Correction: Sports Betting story
AUGUSTA, Maine (AP) — In a story July 3 about legislation in limbo, The Associated Press, relying on information from the governor’s office, erroneously reported that bills not signed by Gov. Janet Mills within three days after the start of the next legislative session will die. The governor’s office now says that any bills that Mills does not veto within three days of the start of the next session will become law without her signature.
A corrected version of the story is below:
Sports betting, opioid fee bills in limbo in Maine
Maine Gov. Janet Mills has declined to act on legislation to allow sports betting and nearly 40 other bills passed by lawmakers in the final days of the legislative session
By MARINA VILLENEUVE
AUGUSTA, Maine (AP) — Maine Gov. Janet Mills declined to act on legislation to allow sports betting and nearly 40 other bills passed by lawmakers in the final days of the legislative session.
Her office said Wednesday that the governor would have three days to veto the bills once lawmakers return to Augusta. If she doesn’t act by that deadline, the bills, which range from help for property crime victims to the automatic sealing of certain juvenile records, will become law without her signature.
Such bills could likely come up in January, when the Legislature is scheduled to return.
“The Legislature has passed a significant number of bills this session, and I take seriously my constitutional obligation to thoroughly review all of them, evaluate their implications and decide whether they are in the best interest of Maine people,” Mills said in a statement. “I will continue to review these bills and gather more information, and I look forward to acting on them at the beginning of the next legislative session.”
Democratic Sen. Louis Luchini said he’s happy to work with Mills’ administration on the sports betting bill. Maine’s legislation would have allowed casinos, commercial tracks, off-track betting facilities and federally recognized Indian tribes to apply for sports betting licenses.
“Just generally, any time you expand gambling in the state, you want to tread carefully,” Luchini said.
“I think we’ll just use the time between now and then to see if there’s anything we can do to make the bill better,” he added.
Maine estimated it would see up to $4 million in revenues over two years from the legislation, which would also send 1% to the gambling addiction and prevention fund.
Other bills held by the governor range from efforts to improve the dental health of Maine children, to providing college grants to homeless students.
Mills has also held up Democratic Senate President Troy Jackson’s bill to raise fees on opioid manufacturers to fund substance use treatment.
Other bills include a total ban on child marriage under 16 and an income tax credit for producing renewable chemicals by converting renewable biomass.
Mills has signed 606 bills this year, her office said.

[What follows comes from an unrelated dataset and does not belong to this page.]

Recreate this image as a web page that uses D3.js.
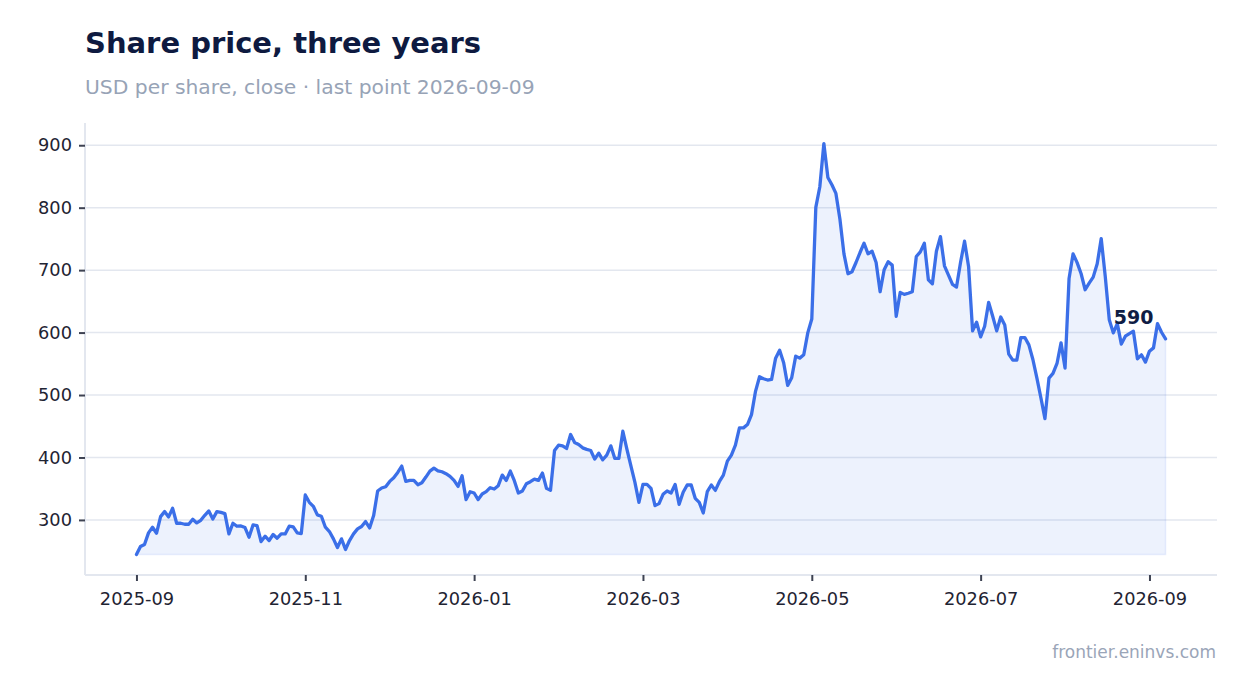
<!DOCTYPE html>
<html>
<head>
<meta charset="utf-8">
<script src="https://cdn.jsdelivr.net/npm/d3@7"></script>
<style>
  html, body { margin: 0; padding: 0; background: #ffffff; }
  svg { display: block; }
  text { font-family: "DejaVu Sans", sans-serif; }
</style>
</head>
<body>
<svg id="chart" width="1247" height="693"></svg>
<script>
// ---- data ----
const values = [
  244.7, 257.4, 260.6, 279.2, 288.3, 278.7, 305.3, 313.3, 304.8, 318.6,
  294.7, 294.7, 293.1, 293.1, 301.0, 295.2, 299.4, 307.4, 314.3, 301.6,
  313.3, 312.0, 310.1, 277.6, 294.7, 289.9, 290.4, 287.8, 272.3, 292.0,
  290.9, 265.4, 273.9, 267.0, 276.6, 270.7, 277.6, 277.6, 289.9, 288.8,
  279.2, 278.2, 339.9, 328.2, 321.8, 308.0, 305.9, 288.3, 281.4, 269.7,
  255.8, 269.7, 252.7, 267.0, 277.7, 285.6, 289.4, 297.3, 287.2, 306.9,
  346.3, 351.1, 353.2, 361.7, 367.5, 376.1, 386.2, 361.7, 363.3, 363.3,
  356.4, 359.6, 368.6, 378.2, 383.0, 378.7, 377.1, 374.0, 369.7, 363.3,
  353.7, 370.8, 332.5, 345.2, 343.1, 332.5, 341.5, 345.2, 351.6, 349.5,
  354.8, 371.8, 363.3, 378.2, 362.8, 343.1, 346.3, 358.0, 361.2, 365.4,
  363.3, 375.0, 350.5, 347.3, 411.2, 419.7, 418.6, 414.4, 436.7, 423.9,
  420.8, 415.4, 413.0, 411.2, 397.4, 406.9, 396.3, 403.7, 418.6, 398.4,
  398.4, 442.0, 413.3, 386.7, 360.1, 328.2, 356.9, 356.9, 350.5, 322.9,
  326.1, 341.0, 346.3, 343.1, 356.9, 325.0, 344.2, 355.9, 355.9, 334.6,
  328.2, 311.2, 345.2, 355.9, 347.3, 361.2, 371.8, 394.2, 403.7, 419.7,
  447.4, 447.4, 452.7, 468.6, 505.9, 529.3, 526.0, 524.0, 525.0, 559.0,
  571.8, 551.6, 515.4, 527.7, 562.3, 559.1, 564.4, 599.5, 621.8, 800.5,
  833.5, 902.7, 848.4, 836.7, 822.9, 781.4, 726.1, 694.2, 697.4, 712.2,
  728.2, 743.1, 726.1, 730.3, 712.2, 665.4, 700.5, 713.3, 708.0, 626.1,
  664.4, 661.2, 663.0, 665.4, 721.8, 729.3, 743.1, 684.6, 678.2, 730.3,
  753.7, 706.9, 692.0, 677.1, 672.9, 712.2, 746.3, 705.9, 602.7, 616.5,
  593.1, 610.1, 648.4, 626.1, 602.7, 625.0, 612.2, 565.4, 555.9, 555.9,
  592.0, 592.0, 580.3, 556.9, 527.1, 495.2, 462.2, 527.1, 534.6, 550.5,
  583.5, 543.1, 686.7, 726.1, 712.0, 694.2, 668.6, 679.2, 688.8, 710.1,
  750.5, 689.9, 620.7, 599.5, 614.4, 581.5, 594.2, 598.4, 602.1, 558.0,
  564.4, 552.7, 570.2, 575.5, 614.4, 600.5, 589.9
];
const xTickIndex  = [0, 42, 84, 126, 168, 210, 252];
const xTickLabels = ["2025-09", "2025-11", "2026-01", "2026-03", "2026-05", "2026-07", "2026-09"];
const yTickValues = [300, 400, 500, 600, 700, 800, 900];

const titleText    = "Share price, three years";
const subtitleText = "USD per share, close \u00b7 last point 2026-09-09";
const sourceText   = "frontier.eninvs.com";

// ---- layout ----
const W = 1247, H = 693;
const plot = { left: 85, right: 1217, top: 123, bottom: 575 };
const lineColor = "#3b6fe8";
const gridColor = "#e3e7ef";

const svg = d3.select("#chart");

const n = values.length;
const xPad = 0.05 * (n - 1);
const x = d3.scaleLinear()
  .domain([-xPad, n - 1 + xPad])
  .range([plot.left, plot.right]);

const vMin = d3.min(values), vMax = d3.max(values);
const yPad = 0.05 * (vMax - vMin);
const y = d3.scaleLinear()
  .domain([vMin - yPad, vMax + yPad])
  .range([plot.bottom, plot.top]);

// gridlines
svg.append("g")
  .selectAll("line")
  .data(yTickValues)
  .join("line")
  .attr("x1", plot.left).attr("x2", plot.right)
  .attr("y1", d => y(d)).attr("y2", d => y(d))
  .attr("stroke", gridColor).attr("stroke-width", 1.5);

// spines
svg.append("line")
  .attr("x1", plot.left).attr("x2", plot.left)
  .attr("y1", plot.top).attr("y2", plot.bottom)
  .attr("stroke", gridColor).attr("stroke-width", 2);
svg.append("line")
  .attr("x1", plot.left).attr("x2", plot.right)
  .attr("y1", plot.bottom).attr("y2", plot.bottom)
  .attr("stroke", gridColor).attr("stroke-width", 2);

// area
const area = d3.area()
  .x((d, i) => x(i))
  .y0(y(vMin))
  .y1(d => y(d));
svg.append("path")
  .datum(values)
  .attr("d", area)
  .attr("fill", lineColor)
  .attr("fill-opacity", 0.09)
  .attr("stroke", lineColor)
  .attr("stroke-opacity", 0.1)
  .attr("stroke-width", 1.5);

// line
const line = d3.line()
  .x((d, i) => x(i))
  .y(d => y(d));
svg.append("path")
  .datum(values)
  .attr("d", line)
  .attr("fill", "none")
  .attr("stroke", lineColor)
  .attr("stroke-width", 3.3)
  .attr("stroke-linejoin", "round")
  .attr("stroke-linecap", "round");

// x axis
const xAxis = d3.axisBottom(x)
  .tickValues(xTickIndex)
  .tickFormat((d, i) => xTickLabels[i])
  .tickSize(6)
  .tickPadding(11);
const gx = svg.append("g")
  .attr("transform", `translate(0,${plot.bottom})`)
  .call(xAxis);
gx.select(".domain").remove();
gx.selectAll(".tick line").attr("stroke", "#3d4252").attr("stroke-width", 2);
gx.selectAll(".tick text")
  .attr("fill", "#1f2433")
  .style("font-size", "17.8px")
  .style("font-family", "DejaVu Sans, sans-serif");

// y axis
const yAxis = d3.axisLeft(y)
  .tickValues(yTickValues)
  .tickFormat(d3.format("d"))
  .tickSize(6)
  .tickPadding(7);
const gy = svg.append("g")
  .attr("transform", `translate(${plot.left},0)`)
  .call(yAxis);
gy.select(".domain").remove();
gy.selectAll(".tick line").attr("stroke", "#3d4252").attr("stroke-width", 2);
gy.selectAll(".tick text")
  .attr("fill", "#1f2433")
  .style("font-size", "17.8px")
  .style("font-family", "DejaVu Sans, sans-serif");

// last value label
const lastI = n - 1;
svg.append("text")
  .attr("x", x(lastI) - 12)
  .attr("y", y(values[lastI]) - 15)
  .attr("text-anchor", "end")
  .attr("fill", "#0f1d45")
  .style("font-size", "19px")
  .style("font-weight", "bold")
  .text(d3.format("d")(Math.round(values[lastI])));

// titles
svg.append("text")
  .attr("x", 85).attr("y", 53)
  .attr("fill", "#0e1a40")
  .style("font-size", "29px")
  .style("font-weight", "bold")
  .text(titleText);
svg.append("text")
  .attr("x", 85).attr("y", 94)
  .attr("fill", "#97a3b6")
  .style("font-size", "20.3px")
  .text(subtitleText);

// source
svg.append("text")
  .attr("x", 1216).attr("y", 658)
  .attr("text-anchor", "end")
  .attr("fill", "#9aa5b8")
  .style("font-size", "17px")
  .text(sourceText);
</script>
</body>
</html>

She let 45 bills become law without her signature, and successfully vetoed eight bills.
The Democratic governor signed nearly 20 bills Tuesday, ranging from expanding the income tax credit to easing regulations on breweries to an evaluation of a proposal for a consumer-owned electric utility. She also signed a bill to subject electronic smoking devices to the state’s tobacco tax and raise the tax on tobacco products other than cigarettes from 20% to 43% of the wholesale price beginning Jan. 2.
Sponsor Democratic Rep. Joyce McCreight called the passage a “great” win for public health.
The bill is expected to raise over $16 million in state revenues through mid-2021.